TO BE DONE:
The line containing "each eosinophil block" marks the end: extract everything from the first line of the data through that line, exactly, with no pictures.

SUPPLIED DATA:
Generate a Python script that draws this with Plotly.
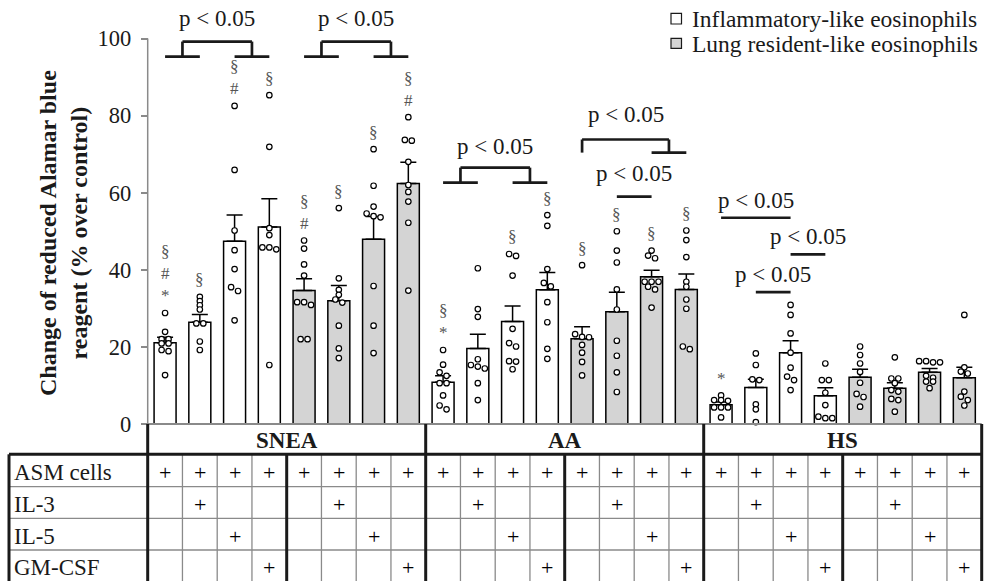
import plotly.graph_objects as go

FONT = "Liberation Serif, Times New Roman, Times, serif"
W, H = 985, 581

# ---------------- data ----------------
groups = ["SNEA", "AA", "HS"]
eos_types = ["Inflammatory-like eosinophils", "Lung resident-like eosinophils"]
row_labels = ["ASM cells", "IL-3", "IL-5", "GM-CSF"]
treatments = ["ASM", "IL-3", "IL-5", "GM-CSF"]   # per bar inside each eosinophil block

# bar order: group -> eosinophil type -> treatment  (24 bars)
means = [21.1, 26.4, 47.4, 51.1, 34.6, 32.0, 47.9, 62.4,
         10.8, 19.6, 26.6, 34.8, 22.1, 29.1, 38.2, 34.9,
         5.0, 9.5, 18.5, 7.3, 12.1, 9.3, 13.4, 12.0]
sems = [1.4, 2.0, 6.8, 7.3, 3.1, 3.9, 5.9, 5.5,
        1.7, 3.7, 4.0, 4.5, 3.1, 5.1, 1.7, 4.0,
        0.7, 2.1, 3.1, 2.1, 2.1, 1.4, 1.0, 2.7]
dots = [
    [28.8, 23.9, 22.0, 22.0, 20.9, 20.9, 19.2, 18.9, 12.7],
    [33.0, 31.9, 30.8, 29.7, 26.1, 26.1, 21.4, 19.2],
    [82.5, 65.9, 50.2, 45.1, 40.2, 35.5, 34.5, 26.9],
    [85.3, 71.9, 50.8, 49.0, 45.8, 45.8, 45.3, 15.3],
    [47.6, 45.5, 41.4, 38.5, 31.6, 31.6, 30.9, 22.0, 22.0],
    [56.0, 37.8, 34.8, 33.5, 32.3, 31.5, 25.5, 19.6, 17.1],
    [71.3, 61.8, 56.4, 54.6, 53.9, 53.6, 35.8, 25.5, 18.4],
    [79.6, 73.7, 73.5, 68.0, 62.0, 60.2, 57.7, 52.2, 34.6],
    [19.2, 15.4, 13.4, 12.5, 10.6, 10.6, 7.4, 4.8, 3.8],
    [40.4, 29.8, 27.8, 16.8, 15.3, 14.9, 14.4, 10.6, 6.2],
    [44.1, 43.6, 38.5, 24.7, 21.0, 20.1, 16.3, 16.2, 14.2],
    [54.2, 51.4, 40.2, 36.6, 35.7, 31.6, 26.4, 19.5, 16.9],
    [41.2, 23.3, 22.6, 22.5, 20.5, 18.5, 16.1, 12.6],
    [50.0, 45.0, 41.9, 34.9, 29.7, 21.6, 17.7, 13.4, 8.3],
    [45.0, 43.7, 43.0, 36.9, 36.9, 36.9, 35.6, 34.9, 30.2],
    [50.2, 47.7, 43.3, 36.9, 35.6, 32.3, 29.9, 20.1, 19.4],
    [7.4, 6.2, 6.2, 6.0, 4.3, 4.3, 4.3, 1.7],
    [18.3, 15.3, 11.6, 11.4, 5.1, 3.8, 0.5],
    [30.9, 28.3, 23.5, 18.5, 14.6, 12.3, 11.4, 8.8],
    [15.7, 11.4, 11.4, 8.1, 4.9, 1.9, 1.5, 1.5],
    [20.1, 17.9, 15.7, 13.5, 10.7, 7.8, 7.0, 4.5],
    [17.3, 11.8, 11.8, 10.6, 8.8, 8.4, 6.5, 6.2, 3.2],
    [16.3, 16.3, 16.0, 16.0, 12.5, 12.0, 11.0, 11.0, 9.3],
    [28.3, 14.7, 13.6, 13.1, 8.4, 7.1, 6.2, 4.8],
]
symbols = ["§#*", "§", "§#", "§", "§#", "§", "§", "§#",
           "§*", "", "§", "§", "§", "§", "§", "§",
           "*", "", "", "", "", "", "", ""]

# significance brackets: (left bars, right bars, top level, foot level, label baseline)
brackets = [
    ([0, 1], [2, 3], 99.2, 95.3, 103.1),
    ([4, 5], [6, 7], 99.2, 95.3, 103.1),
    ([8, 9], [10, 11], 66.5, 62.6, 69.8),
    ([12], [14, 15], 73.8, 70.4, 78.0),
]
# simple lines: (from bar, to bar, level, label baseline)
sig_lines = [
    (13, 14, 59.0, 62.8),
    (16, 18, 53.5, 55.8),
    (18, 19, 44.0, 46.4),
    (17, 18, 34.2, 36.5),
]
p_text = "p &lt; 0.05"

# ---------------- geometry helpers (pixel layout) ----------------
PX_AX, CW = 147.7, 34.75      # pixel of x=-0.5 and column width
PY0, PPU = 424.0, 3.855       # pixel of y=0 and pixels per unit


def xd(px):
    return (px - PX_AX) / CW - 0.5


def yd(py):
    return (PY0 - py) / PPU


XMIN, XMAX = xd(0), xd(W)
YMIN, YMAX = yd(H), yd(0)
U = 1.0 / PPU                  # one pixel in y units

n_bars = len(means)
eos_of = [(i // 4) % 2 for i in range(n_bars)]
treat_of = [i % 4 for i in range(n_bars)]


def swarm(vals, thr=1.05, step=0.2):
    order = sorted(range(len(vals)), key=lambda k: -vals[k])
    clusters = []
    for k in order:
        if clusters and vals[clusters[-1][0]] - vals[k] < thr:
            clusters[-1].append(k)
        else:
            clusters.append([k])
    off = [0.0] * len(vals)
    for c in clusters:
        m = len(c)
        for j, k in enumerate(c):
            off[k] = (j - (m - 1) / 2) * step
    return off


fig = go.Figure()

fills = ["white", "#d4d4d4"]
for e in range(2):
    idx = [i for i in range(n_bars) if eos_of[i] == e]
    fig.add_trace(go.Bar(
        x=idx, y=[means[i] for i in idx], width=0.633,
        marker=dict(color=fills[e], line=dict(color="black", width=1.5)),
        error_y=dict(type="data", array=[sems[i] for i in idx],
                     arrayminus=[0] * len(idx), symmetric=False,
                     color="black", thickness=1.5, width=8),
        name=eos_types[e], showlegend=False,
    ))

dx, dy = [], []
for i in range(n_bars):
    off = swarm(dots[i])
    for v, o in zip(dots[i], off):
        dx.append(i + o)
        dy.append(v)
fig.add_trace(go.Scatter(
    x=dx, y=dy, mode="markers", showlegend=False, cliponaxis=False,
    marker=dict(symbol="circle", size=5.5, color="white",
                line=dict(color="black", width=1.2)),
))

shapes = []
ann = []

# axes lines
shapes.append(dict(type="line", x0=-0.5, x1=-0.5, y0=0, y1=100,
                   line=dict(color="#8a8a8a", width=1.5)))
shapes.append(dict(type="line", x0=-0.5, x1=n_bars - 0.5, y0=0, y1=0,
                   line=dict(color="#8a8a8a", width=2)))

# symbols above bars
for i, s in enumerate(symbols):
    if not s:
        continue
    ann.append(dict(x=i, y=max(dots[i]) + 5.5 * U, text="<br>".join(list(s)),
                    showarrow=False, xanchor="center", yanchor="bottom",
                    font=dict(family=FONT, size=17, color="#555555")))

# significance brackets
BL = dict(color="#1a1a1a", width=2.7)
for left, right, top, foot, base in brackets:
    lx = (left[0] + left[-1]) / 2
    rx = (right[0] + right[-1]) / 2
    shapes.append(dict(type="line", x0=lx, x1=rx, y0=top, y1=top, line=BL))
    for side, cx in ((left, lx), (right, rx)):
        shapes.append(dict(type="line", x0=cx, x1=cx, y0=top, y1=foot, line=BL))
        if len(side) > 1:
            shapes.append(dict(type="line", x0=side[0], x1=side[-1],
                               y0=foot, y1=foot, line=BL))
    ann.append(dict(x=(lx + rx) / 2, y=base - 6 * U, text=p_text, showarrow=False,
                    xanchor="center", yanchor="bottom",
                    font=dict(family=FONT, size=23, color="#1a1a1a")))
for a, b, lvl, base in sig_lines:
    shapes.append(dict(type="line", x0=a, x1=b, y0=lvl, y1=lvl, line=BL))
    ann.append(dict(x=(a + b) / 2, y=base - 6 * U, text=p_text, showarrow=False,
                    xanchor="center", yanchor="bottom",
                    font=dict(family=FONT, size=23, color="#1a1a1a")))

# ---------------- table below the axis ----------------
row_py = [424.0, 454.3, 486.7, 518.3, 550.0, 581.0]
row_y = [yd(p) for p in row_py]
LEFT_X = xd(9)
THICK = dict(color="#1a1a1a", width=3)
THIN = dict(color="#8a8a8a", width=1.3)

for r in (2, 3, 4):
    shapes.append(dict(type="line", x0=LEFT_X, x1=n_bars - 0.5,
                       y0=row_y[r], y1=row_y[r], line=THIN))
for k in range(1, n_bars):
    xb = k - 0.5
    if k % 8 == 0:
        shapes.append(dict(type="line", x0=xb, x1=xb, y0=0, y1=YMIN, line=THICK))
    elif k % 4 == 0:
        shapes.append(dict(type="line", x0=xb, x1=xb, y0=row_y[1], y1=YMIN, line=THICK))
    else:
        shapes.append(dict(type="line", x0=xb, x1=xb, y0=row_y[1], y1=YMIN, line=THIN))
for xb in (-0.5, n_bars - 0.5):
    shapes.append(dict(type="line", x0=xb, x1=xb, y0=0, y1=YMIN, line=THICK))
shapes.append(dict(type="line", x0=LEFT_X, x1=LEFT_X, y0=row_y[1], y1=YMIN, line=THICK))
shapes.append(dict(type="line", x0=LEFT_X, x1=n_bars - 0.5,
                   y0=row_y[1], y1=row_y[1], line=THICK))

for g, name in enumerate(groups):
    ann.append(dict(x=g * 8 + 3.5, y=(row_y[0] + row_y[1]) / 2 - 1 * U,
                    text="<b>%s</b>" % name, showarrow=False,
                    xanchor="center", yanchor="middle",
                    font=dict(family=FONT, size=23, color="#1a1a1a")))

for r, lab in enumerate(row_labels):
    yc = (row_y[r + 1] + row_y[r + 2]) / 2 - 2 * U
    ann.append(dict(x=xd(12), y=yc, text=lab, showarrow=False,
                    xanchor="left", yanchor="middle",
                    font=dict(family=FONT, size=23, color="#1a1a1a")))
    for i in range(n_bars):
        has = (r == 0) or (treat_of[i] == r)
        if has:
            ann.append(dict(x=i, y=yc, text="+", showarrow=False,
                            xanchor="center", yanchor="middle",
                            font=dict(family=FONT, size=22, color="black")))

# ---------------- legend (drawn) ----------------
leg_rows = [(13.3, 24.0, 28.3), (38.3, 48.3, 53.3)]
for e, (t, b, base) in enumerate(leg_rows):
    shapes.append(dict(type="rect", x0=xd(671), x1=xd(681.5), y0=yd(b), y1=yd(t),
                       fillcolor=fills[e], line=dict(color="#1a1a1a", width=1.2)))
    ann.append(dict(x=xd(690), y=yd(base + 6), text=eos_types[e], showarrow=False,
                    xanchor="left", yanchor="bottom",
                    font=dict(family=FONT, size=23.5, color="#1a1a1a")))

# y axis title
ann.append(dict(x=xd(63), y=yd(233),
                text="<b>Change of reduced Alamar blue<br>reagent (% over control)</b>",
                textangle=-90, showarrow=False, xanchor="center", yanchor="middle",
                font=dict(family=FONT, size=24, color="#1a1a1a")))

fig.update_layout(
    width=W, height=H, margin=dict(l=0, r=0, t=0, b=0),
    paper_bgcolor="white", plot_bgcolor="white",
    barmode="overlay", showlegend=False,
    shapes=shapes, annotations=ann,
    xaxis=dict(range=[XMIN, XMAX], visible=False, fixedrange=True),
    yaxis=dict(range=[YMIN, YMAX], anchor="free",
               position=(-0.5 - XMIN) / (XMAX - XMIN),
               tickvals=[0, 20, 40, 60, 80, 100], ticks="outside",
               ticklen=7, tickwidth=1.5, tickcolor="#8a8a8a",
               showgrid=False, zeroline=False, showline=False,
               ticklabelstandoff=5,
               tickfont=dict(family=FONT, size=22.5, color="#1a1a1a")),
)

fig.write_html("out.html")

WRITTEN SOLUTION:
Generate a Python script that draws this with Plotly.
import plotly.graph_objects as go

FONT = "Liberation Serif, Times New Roman, Times, serif"
W, H = 985, 581

# ---------------- data ----------------
groups = ["SNEA", "AA", "HS"]
eos_types = ["Inflammatory-like eosinophils", "Lung resident-like eosinophils"]
row_labels = ["ASM cells", "IL-3", "IL-5", "GM-CSF"]
treatments = ["ASM", "IL-3", "IL-5", "GM-CSF"]   # per bar inside each eosinophil block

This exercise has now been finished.